Da questa ricostruzione appena accennata emerge come la formalizzazione dello studio facoltativo della lingua latina, che per le nuove generazioni sarebbe del tutto anacronistico rendere obbligatorio, rientri in un disegno di cambiamento della scuola, in un disegno ideologicamente definito. Come ha detto in una recente intervista radiofonica Valditara, “il latino è una palestra di logica ed è alla base della grammatica italiana. Conoscere le basi del latino significa sapersi esprimere meglio. Il latino è il momento di recupero di serietà. Tutto partirà dal 2026/2027, ci vorrà tempo per scrivere i nuovi testi. Siamo convinti che ci sarà una forte adesione”.
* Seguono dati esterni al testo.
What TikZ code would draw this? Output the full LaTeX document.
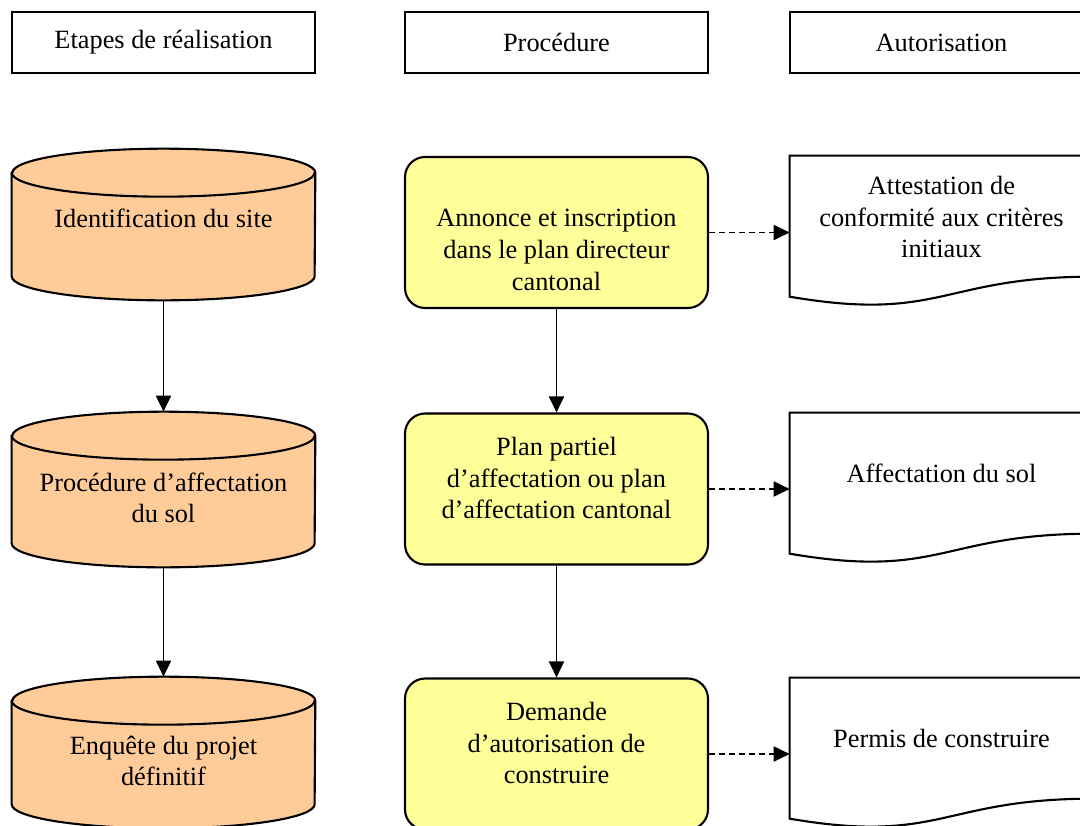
\documentclass[tikz,border=0pt]{standalone}
\usepackage{fontspec}
\setmainfont{Liberation Serif}
\usetikzlibrary{arrows.meta,calc}
\definecolor{peach}{HTML}{FFCC99}
\definecolor{paleyellow}{HTML}{FFFF99}
\tikzset{
  txt/.style={align=center,font=\fontsize{15}{18}\selectfont},
  head/.style={txt,draw,line width=1.2pt,minimum width=6.06cm,minimum height=1.22cm},
  hull/.style={minimum width=6.06cm,minimum height=3.02cm,inner sep=0pt},
  proc/.style={hull,draw,line width=1.2pt,fill=paleyellow,rounded corners=0.4cm},
  flow/.style={line width=1.1pt,-{Triangle[length=0.32cm,width=0.3cm]}},
  dflow/.style={flow,dash pattern=on 0.12cm off 0.08cm},
}
% drum shape round an empty node
\newcommand\drum[1]{%
  \filldraw[line width=1.2pt,fill=peach] ($(#1.north west)+(0,24)$) -- ($(#1.south west)+(0,-24)$)
    arc[start angle=180,end angle=360,x radius=3.03cm,y radius=0.48cm] -- ($(#1.north east)+(0,24)$)
    arc[start angle=0,end angle=180,x radius=3.03cm,y radius=0.48cm] -- cycle;
  \draw[line width=1.2pt] ($(#1.north west)+(0,24)$) arc[start angle=180,end angle=360,x radius=3.03cm,y radius=0.48cm];}
% document shape round an empty node
\newcommand\sheet[1]{%
  \filldraw[line width=1.2pt,fill=white] (#1.north west) -- (#1.north east) -- ($(#1.north east)+(0,121)$)
    .. controls ($(#1.north)+(0,121)$) and ($(#1.north)+(0,167)$) .. ($(#1.north west)+(0,141)$) -- cycle;}
\begin{document}
\begin{tikzpicture}[x=0.02cm,y=-0.02cm]
\useasboundingbox[fill=white] (0,0) rectangle (1080,826);

% column heads
\node[head] (Head1) at (163.5,42.5) {Etapes de réalisation};
\node[head] (Head2) at (556.5,42.5) {Procédure};
\node[head] (Head3) at (941.5,42.5) {Autorisation};

% etapes
\node[hull] (Step1) at (163.5,224.5) {}; \drum{Step1}
\node[hull,minimum height=3.1cm] (Step2) at (163.5,489.5) {}; \drum{Step2}
\node[hull] (Step3) at (163.5,752.5) {}; \drum{Step3}
\node[txt] (Step1Label) at (163.5,218) {Identification du site};
\node[txt] (Step2Label) at (163.5,498) {Procédure d’affectation\\du sol};
\node[txt] (Step3Label) at (163.5,761) {Enquête du projet\\définitif};

% procedure
\node[proc] (Proc1) at (556.5,232.5) {};
\node[proc] (Proc2) at (556.5,489) {};
\node[proc] (Proc3) at (556.5,754) {};
\node[txt] (Proc1Label) at (556.5,250) {Annonce et inscription\\dans le plan directeur\\cantonal};
\node[txt] (Proc2Label) at (556.5,478) {Plan partiel\\d’affectation ou plan\\d’affectation cantonal};
\node[txt] (Proc3Label) at (556.5,743) {Demande\\d’autorisation de\\construire};

% autorisation
\node[hull] (Auth1) at (941.5,231.5) {}; \sheet{Auth1}
\node[hull] (Auth2) at (941.5,488.5) {}; \sheet{Auth2}
\node[hull] (Auth3) at (941.5,753.5) {}; \sheet{Auth3}
\node[txt] (Auth1Label) at (941.5,217) {Attestation de\\conformité aux critères\\initiaux};
\node[txt] (Auth2Label) at (941.5,473) {Affectation du sol};
\node[txt] (Auth3Label) at (941.5,738) {Permis de construire};

% connectors
\draw[flow] (Step1.south) -- (Step2.north);
\draw[flow] (Step2.south) -- (Step3.north);
\draw[flow] (Proc1.south) -- (Proc2.north);
\draw[flow] (Proc2.south) -- (Proc3.north);
\foreach \i in {1,2,3} \draw[dflow] (Proc\i.east) -- (Proc\i.east -| Auth\i.west);
\end{tikzpicture}
\end{document}
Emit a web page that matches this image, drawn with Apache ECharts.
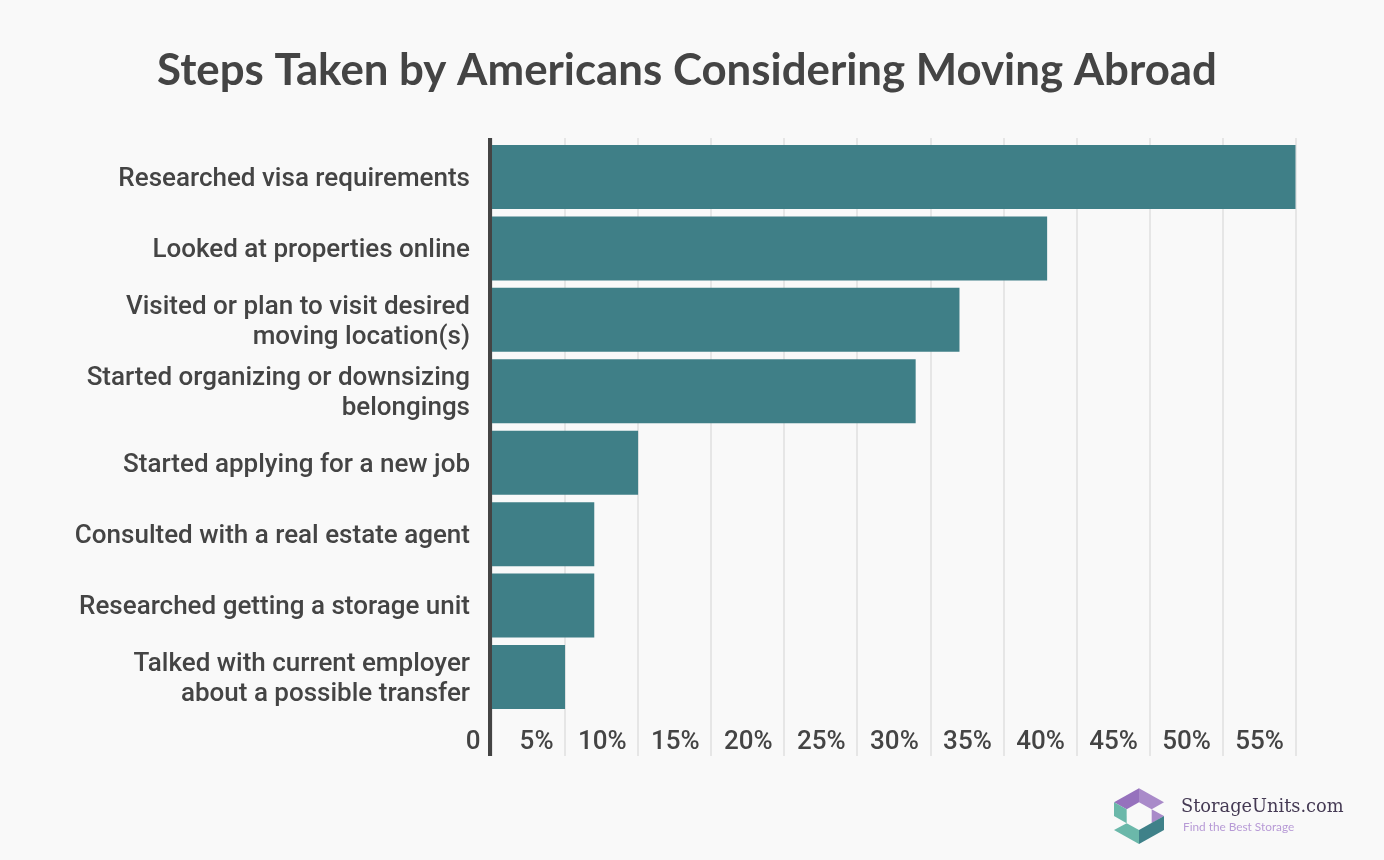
<!DOCTYPE html>
<html>
<head>
<meta charset="utf-8">
<title>Steps Taken by Americans Considering Moving Abroad</title>
<script src="https://cdn.jsdelivr.net/npm/echarts@6/dist/echarts.min.js"></script>
<style>
  html, body { margin: 0; padding: 0; background: #f9f9f9; }
  #chart { width: 1384px; height: 860px; }
</style>
</head>
<body>
<div id="chart"></div>
<script>
var categories = [
    'Researched visa requirements',
    'Looked at properties online',
    'Visited or plan to visit desired\nmoving location(s)',
    'Started organizing or downsizing\nbelongings',
    'Started applying for a new job',
    'Consulted with a real estate agent',
    'Researched getting a storage unit',
    'Talked with current employer\nabout a possible transfer'
];
var percents = [55, 38, 32, 29, 10, 7, 7, 5];

var axisMax = 55;
var tickStep = 5;
var textColor = '#444444';

// logo pieces, points are in page pixels
function logoPoly(points, color) {
    return {
        type: 'polygon',
        shape: { points: points.map(function (p) { return [1090 + p[0] / 3, 770 + p[1] / 3]; }) },
        style: { fill: color }
    };
}

var myChart = echarts.init(document.getElementById('chart'));
var option = {
    backgroundColor: '#f9f9f9',
    animation: false,
    title: {
        text: 'Steps Taken by Americans Considering Moving Abroad',
        left: 682,
        top: 44,
        textAlign: 'center',
        textStyle: {
            fontFamily: 'Lato',
            fontSize: 43.8,
            fontWeight: 700,
            color: textColor
        }
    },
    grid: [
        // taller grid only carries the gridlines and percent labels
        { left: 492, top: 138, width: 803.5, height: 618 },
        { left: 492, top: 141.3, width: 803.5, height: 571.4 },
        // same bands a little lower, category labels sit slightly under bar centres
        { left: 492, top: 143.6, width: 803.5, height: 571.4 },
        // dark axis line sits just left of the zero position
        { left: 490, top: 138, width: 803.5, height: 618 }
    ],
    xAxis: [
        {
            type: 'value',
            gridIndex: 0,
            min: 0,
            max: axisMax,
            interval: tickStep,
            axisLine: { show: false },
            axisTick: { show: false },
            splitLine: { show: true, lineStyle: { color: '#e6e6e6', width: 2 } },
            axisLabel: {
                inside: true,
                margin: 1,
                align: 'right',
                padding: [0, 11.5, 0, 0],
                fontFamily: 'Roboto',
                fontSize: 26,
                fontWeight: 500,
                color: textColor,
                showMinLabel: true,
                showMaxLabel: true,
                formatter: function (v) { return v === 0 ? '0' : v + '%'; }
            }
        },
        { type: 'value', gridIndex: 1, min: 0, max: axisMax, interval: tickStep, show: false },
        { type: 'value', gridIndex: 2, min: 0, max: axisMax, interval: tickStep, show: false },
        { type: 'value', gridIndex: 3, min: 0, max: axisMax, interval: tickStep, show: false }
    ],
    yAxis: [
        {
            type: 'category',
            gridIndex: 0,
            data: [''],
            axisLine: { show: false },
            axisTick: { show: false },
            axisLabel: { show: false }
        },
        {
            type: 'category',
            gridIndex: 1,
            inverse: true,
            data: categories,
            axisLine: { show: false },
            axisTick: { show: false },
            axisLabel: { show: false }
        },
        {
            type: 'category',
            gridIndex: 2,
            inverse: true,
            data: categories,
            axisLine: { show: false },
            axisTick: { show: false },
            axisLabel: {
                margin: 22,
                align: 'right',
                fontFamily: 'Roboto',
                fontSize: 26,
                fontWeight: 500,
                lineHeight: 30,
                color: textColor,
                interval: 0
            }
        },
        {
            type: 'category',
            gridIndex: 3,
            data: [''],
            axisLine: { show: true, lineStyle: { color: '#444444', width: 4, cap: 'butt' } },
            axisTick: { show: false },
            axisLabel: { show: false }
        }
    ],
    series: [
        {
            type: 'bar',
            xAxisIndex: 1,
            yAxisIndex: 1,
            data: percents,
            barCategoryGap: '10.4%',
            itemStyle: { color: '#3f7f87' }
        }
    ],
    graphic: [
        logoPoly([[72, 97], [147, 55], [147, 97], [110, 118]], '#9672bd'),
        logoPoly([[147, 55], [222, 97], [185, 118], [147, 97]], '#a98ac9'),
        logoPoly([[72, 97], [110, 118], [110, 160], [72, 138]], '#6bb8aa'),
        logoPoly([[185, 118], [222, 138], [185, 160]], '#a98ac9'),
        logoPoly([[222, 138], [222, 180], [147, 222], [147, 180]], '#3f8189'),
        logoPoly([[72, 180], [110, 160], [147, 180], [147, 222]], '#6bb8aa'),
        {
            type: 'text',
            left: 1181,
            top: 798,
            style: {
                text: 'StorageUnits.com',
                font: '500 17.8px "DejaVu Serif"',
                fill: '#453a54'
            }
        },
        {
            type: 'text',
            left: 1183,
            top: 821,
            style: {
                text: 'Find the Best Storage',
                font: '11.8px Lato',
                fill: '#b79ad6'
            }
        }
    ]
};
myChart.setOption(option);
</script>
</body>
</html>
Al di là dei proclami politici, occorrerà leggere, nero su bianco, le motivazioni didattico-educative che verranno fuori dalla commissione di esperti per la stesura delle nuove “Indicazioni”. Sarà interessante, alla luce di esse, avviare un’ulteriore riflessione di approfondimento, al di là dell’annuncio del ministro.
Rimane semplicistico e riduttivo affermare come un mantra che il latino è una ginnastica mentale e concorre all’educazione linguistica, in assenza di progetti specifici attuati in aula con un serio monitoraggio nell’ottica della ricerca-azione didattica. Quindi, sui supposti effetti “taumaturgici” del latino, che spesso vengono tirati fuori dai sostenitori, occorre prestare attenzione, per non perdere la bussola: per la maggioranza degli studenti delle scuole medie rimane fondamentale lo studio della lingua italiana e del suo uso corretto nelle quattro abilità di base.